▶ _INFORMATION PROVIDED_
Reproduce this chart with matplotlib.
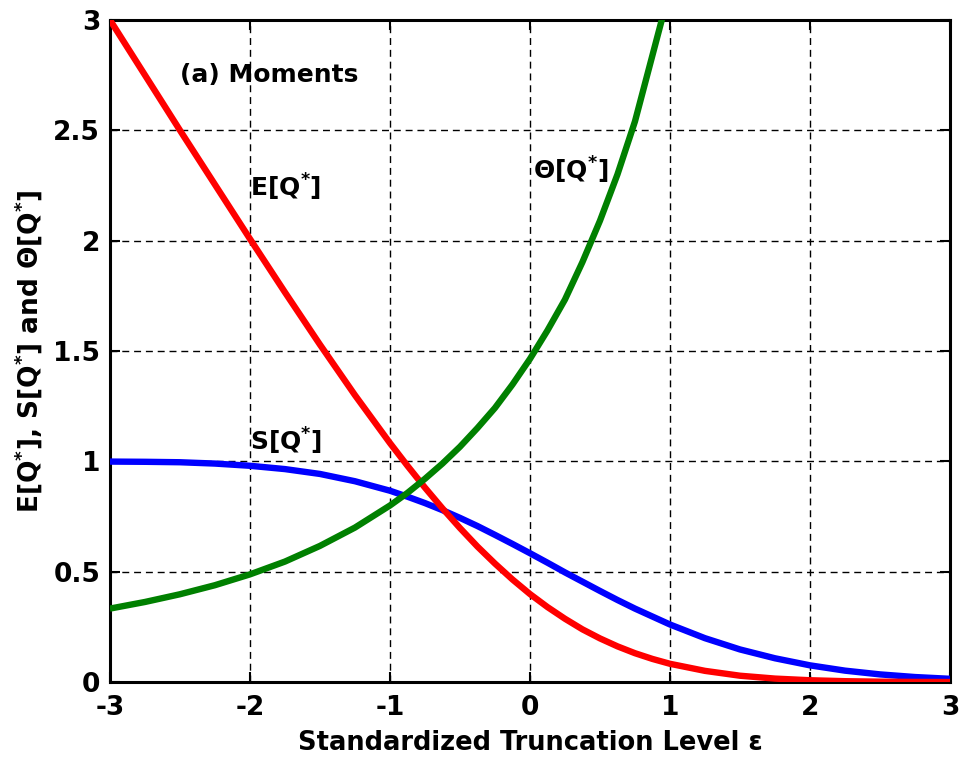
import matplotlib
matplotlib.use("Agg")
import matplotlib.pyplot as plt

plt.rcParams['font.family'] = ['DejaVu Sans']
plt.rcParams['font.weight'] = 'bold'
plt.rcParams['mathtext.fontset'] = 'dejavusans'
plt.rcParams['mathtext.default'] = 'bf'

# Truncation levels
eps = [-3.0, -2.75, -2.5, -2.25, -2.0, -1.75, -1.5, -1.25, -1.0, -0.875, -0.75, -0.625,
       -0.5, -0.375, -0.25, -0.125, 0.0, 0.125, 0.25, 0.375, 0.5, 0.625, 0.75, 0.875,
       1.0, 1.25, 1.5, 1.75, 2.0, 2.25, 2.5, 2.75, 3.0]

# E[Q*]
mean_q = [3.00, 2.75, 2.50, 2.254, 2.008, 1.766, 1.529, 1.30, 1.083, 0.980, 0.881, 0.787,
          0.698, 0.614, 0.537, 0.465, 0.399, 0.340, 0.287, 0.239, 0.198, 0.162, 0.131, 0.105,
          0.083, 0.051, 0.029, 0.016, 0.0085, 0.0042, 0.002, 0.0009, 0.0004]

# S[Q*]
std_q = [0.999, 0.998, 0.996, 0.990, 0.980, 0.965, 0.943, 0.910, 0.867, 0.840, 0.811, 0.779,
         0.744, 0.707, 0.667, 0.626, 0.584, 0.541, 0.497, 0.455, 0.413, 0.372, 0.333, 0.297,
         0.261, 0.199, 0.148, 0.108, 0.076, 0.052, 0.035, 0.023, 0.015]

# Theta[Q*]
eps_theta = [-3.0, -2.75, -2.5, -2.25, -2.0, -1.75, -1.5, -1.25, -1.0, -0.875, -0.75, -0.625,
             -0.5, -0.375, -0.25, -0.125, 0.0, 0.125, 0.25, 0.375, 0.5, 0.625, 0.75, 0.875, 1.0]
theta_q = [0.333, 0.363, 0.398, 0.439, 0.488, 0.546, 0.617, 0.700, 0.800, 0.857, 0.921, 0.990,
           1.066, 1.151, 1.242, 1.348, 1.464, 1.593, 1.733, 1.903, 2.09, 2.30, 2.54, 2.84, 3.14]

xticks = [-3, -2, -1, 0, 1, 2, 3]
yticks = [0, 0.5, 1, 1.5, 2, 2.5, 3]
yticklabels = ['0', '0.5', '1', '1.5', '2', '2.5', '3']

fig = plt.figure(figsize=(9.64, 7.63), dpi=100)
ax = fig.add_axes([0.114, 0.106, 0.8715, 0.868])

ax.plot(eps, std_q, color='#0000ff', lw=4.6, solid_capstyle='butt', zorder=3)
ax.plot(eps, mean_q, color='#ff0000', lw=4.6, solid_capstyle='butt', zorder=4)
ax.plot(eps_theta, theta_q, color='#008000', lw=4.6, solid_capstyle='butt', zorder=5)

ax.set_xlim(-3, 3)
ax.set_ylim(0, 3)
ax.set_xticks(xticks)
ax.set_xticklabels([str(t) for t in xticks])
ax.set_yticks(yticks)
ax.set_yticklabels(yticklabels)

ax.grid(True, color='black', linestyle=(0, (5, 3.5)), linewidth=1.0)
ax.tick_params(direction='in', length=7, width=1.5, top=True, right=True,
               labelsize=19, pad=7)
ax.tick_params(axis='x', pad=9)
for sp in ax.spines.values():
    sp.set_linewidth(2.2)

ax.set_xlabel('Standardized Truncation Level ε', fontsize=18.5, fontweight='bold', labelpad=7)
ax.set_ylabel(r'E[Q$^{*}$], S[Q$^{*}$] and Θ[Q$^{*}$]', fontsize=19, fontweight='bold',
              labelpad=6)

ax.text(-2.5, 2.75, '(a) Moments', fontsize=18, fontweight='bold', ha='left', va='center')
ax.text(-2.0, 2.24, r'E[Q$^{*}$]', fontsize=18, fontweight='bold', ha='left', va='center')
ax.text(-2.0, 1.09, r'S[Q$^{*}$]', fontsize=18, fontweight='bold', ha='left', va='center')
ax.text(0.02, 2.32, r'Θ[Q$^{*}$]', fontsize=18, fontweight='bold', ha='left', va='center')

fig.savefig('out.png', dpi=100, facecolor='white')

▶ _EXERCISE PROMPT_
Reproduce the material above in full and without alteration, but skip all pictures.

▶ _FINAL ANSWER_
Reproduce this chart with matplotlib.
import matplotlib
matplotlib.use("Agg")
import matplotlib.pyplot as plt

plt.rcParams['font.family'] = ['DejaVu Sans']
plt.rcParams['font.weight'] = 'bold'
plt.rcParams['mathtext.fontset'] = 'dejavusans'
plt.rcParams['mathtext.default'] = 'bf'

# Truncation levels
eps = [-3.0, -2.75, -2.5, -2.25, -2.0, -1.75, -1.5, -1.25, -1.0, -0.875, -0.75, -0.625,
       -0.5, -0.375, -0.25, -0.125, 0.0, 0.125, 0.25, 0.375, 0.5, 0.625, 0.75, 0.875,
       1.0, 1.25, 1.5, 1.75, 2.0, 2.25, 2.5, 2.75, 3.0]

# E[Q*]
mean_q = [3.00, 2.75, 2.50, 2.254, 2.008, 1.766, 1.529, 1.30, 1.083, 0.980, 0.881, 0.787,
          0.698, 0.614, 0.537, 0.465, 0.399, 0.340, 0.287, 0.239, 0.198, 0.162, 0.131, 0.105,
          0.083, 0.051, 0.029, 0.016, 0.0085, 0.0042, 0.002, 0.0009, 0.0004]

# S[Q*]
std_q = [0.999, 0.998, 0.996, 0.990, 0.980, 0.965, 0.943, 0.910, 0.867, 0.840, 0.811, 0.779,
         0.744, 0.707, 0.667, 0.626, 0.584, 0.541, 0.497, 0.455, 0.413, 0.372, 0.333, 0.297,
         0.261, 0.199, 0.148, 0.108, 0.076, 0.052, 0.035, 0.023, 0.015]

# Theta[Q*]
eps_theta = [-3.0, -2.75, -2.5, -2.25, -2.0, -1.75, -1.5, -1.25, -1.0, -0.875, -0.75, -0.625,
             -0.5, -0.375, -0.25, -0.125, 0.0, 0.125, 0.25, 0.375, 0.5, 0.625, 0.75, 0.875, 1.0]
theta_q = [0.333, 0.363, 0.398, 0.439, 0.488, 0.546, 0.617, 0.700, 0.800, 0.857, 0.921, 0.990,
           1.066, 1.151, 1.242, 1.348, 1.464, 1.593, 1.733, 1.903, 2.09, 2.30, 2.54, 2.84, 3.14]

xticks = [-3, -2, -1, 0, 1, 2, 3]
yticks = [0, 0.5, 1, 1.5, 2, 2.5, 3]
yticklabels = ['0', '0.5', '1', '1.5', '2', '2.5', '3']

fig = plt.figure(figsize=(9.64, 7.63), dpi=100)
ax = fig.add_axes([0.114, 0.106, 0.8715, 0.868])

ax.plot(eps, std_q, color='#0000ff', lw=4.6, solid_capstyle='butt', zorder=3)
ax.plot(eps, mean_q, color='#ff0000', lw=4.6, solid_capstyle='butt', zorder=4)
ax.plot(eps_theta, theta_q, color='#008000', lw=4.6, solid_capstyle='butt', zorder=5)

ax.set_xlim(-3, 3)
ax.set_ylim(0, 3)
ax.set_xticks(xticks)
ax.set_xticklabels([str(t) for t in xticks])
ax.set_yticks(yticks)
ax.set_yticklabels(yticklabels)

ax.grid(True, color='black', linestyle=(0, (5, 3.5)), linewidth=1.0)
ax.tick_params(direction='in', length=7, width=1.5, top=True, right=True,
               labelsize=19, pad=7)
ax.tick_params(axis='x', pad=9)
for sp in ax.spines.values():
    sp.set_linewidth(2.2)

ax.set_xlabel('Standardized Truncation Level ε', fontsize=18.5, fontweight='bold', labelpad=7)
ax.set_ylabel(r'E[Q$^{*}$], S[Q$^{*}$] and Θ[Q$^{*}$]', fontsize=19, fontweight='bold',
              labelpad=6)

ax.text(-2.5, 2.75, '(a) Moments', fontsize=18, fontweight='bold', ha='left', va='center')
ax.text(-2.0, 2.24, r'E[Q$^{*}$]', fontsize=18, fontweight='bold', ha='left', va='center')
ax.text(-2.0, 1.09, r'S[Q$^{*}$]', fontsize=18, fontweight='bold', ha='left', va='center')
ax.text(0.02, 2.32, r'Θ[Q$^{*}$]', fontsize=18, fontweight='bold', ha='left', va='center')

fig.savefig('out.png', dpi=100, facecolor='white')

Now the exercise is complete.